Además de dormitar bajo la sombra de los árboles, bañarnos el mar e hincharnos a frutas y sandwiches cubanos sobre la fina arena de la playa, lo más destacable fue el partido de fútbol internacional que improvisamos. De un lado mis primos, una de las suecas y un jovencito cubano. Del otro Juan Carlos, la otra vikinga de nombre irrepetible, el compañerito del joven cubano y mi persona. A pesar del calor, la digestión y lo duro de correr por la arena, dimos una lección de juego en equipo y ganamos. Tengo claro, y no sólo de este viaje, que el fútbol es el más internacional de los lenguajes. Donde va, triunfa.
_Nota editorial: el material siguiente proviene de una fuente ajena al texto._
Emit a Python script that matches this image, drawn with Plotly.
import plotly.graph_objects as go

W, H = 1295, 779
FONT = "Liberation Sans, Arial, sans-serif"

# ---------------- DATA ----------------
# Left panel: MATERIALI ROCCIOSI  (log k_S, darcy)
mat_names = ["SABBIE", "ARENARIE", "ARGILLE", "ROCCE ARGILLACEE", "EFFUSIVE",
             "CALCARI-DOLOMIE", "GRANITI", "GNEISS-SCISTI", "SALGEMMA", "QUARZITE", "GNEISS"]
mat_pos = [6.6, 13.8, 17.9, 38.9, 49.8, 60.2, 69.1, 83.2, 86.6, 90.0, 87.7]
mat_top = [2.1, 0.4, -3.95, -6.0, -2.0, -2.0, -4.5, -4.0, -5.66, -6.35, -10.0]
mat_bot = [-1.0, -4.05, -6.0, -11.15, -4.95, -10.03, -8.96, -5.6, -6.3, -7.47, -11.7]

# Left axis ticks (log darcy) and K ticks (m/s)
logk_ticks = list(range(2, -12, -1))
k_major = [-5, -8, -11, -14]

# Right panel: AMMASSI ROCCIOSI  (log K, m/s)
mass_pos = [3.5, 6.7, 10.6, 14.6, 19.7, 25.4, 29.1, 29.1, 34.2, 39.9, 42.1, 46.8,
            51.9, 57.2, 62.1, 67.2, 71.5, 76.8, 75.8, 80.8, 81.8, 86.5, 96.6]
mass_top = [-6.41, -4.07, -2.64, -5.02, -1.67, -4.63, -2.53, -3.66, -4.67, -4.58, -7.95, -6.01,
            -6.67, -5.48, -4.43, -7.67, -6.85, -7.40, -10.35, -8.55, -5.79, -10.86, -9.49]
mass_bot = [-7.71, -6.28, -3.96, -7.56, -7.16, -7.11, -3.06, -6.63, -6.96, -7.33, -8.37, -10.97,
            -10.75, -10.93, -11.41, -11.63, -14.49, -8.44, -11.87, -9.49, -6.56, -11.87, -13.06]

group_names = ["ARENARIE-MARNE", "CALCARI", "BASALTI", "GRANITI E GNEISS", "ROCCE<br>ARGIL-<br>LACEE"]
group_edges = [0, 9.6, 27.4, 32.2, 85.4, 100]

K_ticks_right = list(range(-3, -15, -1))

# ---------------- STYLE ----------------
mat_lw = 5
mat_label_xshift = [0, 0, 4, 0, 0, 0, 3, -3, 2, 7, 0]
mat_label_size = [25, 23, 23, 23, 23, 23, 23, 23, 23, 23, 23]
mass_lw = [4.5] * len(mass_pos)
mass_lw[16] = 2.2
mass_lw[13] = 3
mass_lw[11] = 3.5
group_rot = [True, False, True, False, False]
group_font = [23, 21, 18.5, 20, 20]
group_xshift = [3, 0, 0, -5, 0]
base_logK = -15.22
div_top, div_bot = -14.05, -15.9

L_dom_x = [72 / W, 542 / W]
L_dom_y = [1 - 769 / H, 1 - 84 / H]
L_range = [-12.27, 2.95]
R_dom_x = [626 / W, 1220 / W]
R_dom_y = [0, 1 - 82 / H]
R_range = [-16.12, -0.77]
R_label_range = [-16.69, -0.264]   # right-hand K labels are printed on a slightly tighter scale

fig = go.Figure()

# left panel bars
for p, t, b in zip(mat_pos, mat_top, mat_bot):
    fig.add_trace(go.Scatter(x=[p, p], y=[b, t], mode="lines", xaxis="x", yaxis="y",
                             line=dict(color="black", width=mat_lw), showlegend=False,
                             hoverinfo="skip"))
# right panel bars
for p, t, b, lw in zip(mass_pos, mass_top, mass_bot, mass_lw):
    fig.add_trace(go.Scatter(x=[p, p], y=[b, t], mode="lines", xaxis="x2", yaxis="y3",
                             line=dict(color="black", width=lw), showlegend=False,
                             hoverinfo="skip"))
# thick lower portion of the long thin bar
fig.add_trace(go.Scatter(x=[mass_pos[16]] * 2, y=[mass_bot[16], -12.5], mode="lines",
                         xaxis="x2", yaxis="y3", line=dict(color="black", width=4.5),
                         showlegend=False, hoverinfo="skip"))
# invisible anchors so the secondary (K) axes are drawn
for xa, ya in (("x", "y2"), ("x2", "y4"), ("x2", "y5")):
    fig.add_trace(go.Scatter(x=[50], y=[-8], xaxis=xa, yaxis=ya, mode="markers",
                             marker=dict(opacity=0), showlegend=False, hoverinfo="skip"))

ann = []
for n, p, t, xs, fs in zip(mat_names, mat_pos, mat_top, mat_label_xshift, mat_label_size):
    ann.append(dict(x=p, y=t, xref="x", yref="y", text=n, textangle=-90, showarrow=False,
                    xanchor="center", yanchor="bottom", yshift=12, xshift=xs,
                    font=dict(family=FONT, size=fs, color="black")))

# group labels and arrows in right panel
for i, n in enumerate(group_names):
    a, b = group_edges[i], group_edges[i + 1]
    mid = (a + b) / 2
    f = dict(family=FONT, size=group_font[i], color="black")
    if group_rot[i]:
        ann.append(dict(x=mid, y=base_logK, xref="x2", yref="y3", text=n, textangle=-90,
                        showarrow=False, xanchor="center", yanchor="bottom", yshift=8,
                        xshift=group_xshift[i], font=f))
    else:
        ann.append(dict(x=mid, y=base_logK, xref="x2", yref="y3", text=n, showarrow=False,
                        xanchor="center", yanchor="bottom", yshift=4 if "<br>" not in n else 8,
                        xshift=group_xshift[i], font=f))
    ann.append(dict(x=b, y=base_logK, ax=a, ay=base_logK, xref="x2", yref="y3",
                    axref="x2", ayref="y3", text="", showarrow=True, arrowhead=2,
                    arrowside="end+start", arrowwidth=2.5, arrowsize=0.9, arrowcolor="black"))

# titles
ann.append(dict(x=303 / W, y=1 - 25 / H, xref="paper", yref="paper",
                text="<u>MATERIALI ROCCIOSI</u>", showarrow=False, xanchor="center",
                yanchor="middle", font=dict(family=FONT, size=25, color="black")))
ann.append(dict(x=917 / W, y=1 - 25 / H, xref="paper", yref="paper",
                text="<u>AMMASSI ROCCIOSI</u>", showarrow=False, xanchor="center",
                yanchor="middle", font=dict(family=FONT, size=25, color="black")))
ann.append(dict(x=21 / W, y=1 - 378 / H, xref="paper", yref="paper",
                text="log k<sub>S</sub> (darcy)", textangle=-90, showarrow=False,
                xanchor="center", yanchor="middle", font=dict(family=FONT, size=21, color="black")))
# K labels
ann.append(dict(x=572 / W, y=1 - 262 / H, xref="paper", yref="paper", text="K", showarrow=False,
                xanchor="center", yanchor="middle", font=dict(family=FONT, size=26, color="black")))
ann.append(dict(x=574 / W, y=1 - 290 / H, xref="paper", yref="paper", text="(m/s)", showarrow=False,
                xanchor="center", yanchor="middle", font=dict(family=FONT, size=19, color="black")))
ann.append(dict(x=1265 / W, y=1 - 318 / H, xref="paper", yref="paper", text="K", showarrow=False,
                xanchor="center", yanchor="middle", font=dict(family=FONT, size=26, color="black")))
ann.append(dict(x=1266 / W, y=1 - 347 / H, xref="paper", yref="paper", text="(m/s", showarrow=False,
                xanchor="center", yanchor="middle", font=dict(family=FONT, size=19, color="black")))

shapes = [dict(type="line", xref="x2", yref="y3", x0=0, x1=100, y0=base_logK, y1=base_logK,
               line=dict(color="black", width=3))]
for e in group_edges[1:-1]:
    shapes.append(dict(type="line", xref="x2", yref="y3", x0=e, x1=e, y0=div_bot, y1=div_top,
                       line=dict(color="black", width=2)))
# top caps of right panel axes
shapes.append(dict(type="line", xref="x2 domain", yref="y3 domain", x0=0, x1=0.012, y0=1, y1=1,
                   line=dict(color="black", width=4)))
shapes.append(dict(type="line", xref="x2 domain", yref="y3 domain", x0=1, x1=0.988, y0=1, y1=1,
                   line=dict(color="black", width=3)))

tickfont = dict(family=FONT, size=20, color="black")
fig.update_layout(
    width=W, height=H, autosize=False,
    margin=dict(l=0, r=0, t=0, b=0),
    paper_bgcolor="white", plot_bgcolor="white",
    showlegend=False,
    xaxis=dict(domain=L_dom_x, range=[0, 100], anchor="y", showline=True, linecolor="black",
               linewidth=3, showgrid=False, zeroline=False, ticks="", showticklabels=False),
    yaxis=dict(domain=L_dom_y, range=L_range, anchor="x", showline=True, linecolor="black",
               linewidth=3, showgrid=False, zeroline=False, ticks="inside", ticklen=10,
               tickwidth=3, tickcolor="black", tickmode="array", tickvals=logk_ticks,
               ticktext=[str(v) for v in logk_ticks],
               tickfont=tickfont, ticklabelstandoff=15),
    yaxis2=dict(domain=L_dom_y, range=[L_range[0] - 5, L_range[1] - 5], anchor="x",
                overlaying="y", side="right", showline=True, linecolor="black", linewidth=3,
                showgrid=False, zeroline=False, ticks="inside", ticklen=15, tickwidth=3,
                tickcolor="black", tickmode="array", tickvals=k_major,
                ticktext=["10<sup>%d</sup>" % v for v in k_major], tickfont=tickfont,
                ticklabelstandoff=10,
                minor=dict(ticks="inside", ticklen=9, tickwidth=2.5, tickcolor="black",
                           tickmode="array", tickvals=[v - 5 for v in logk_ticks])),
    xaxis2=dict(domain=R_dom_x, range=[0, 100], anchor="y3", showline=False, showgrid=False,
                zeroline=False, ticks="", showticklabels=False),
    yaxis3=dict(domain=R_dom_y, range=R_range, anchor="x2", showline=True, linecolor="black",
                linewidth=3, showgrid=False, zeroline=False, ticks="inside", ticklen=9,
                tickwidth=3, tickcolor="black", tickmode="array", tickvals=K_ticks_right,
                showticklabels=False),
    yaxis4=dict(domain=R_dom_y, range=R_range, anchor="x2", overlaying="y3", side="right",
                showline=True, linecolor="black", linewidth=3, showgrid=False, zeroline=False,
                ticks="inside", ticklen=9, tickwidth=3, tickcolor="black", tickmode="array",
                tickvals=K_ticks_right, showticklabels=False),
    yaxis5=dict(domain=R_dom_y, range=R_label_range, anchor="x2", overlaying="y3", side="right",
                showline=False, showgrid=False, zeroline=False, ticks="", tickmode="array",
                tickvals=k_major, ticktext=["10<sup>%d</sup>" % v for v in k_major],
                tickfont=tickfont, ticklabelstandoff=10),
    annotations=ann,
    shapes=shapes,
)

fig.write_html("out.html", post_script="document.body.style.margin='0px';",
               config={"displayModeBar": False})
Y al igual que el deporte rey, otra cosa que no entiende de razas y continentes son la incómoda sensación de ser devorados por una nube de mosquito. En este caso no se trataban de los clásicos dípteros que todos conocemos en Europa, sino de los minúsculos jejenes que pueden convertir tu vida en un infierno. Así que antes de que pusiera el sol ya estábamos camino del centro histórico de la ciudad.
Esa noche volvimos a los clásico paladares cubanos. El escogido era hermoso , por estar ubicado en el interior de un patio de hace siglos, y generoso en sus raciones. Para concluir nos tomamos la última copa en aquella casa.
La experiencia de Trinidad se terminaba y nos quedaba la última etapa de nuestro periplo cubano; la visita al mausoleo del Che en Santa Clara y nuestro regreso a La Habana. Además el grupo se dividiría por los distintos puntos de la geografía cubana en busca de sus propias aventuras.
Y así fue. Después de visitar el monumental sitio de reposo del Comandante y otros guerrilleros, sobre las escalinatas del mausoleo, todos nos fundimos en un emotivo abrazo de despedida. Mi camino apuntaba de nuevo hacia La Habana, junto a mi compañera, Juan Carlos y Lise cruzarían de largo para llegar hasta Viñales y el resto del grupo se repartiría entre Cayo Guillermo, la elección de mis primos, y Santiago de Cuba, el lejano oriente que esperaba a las nórdicas.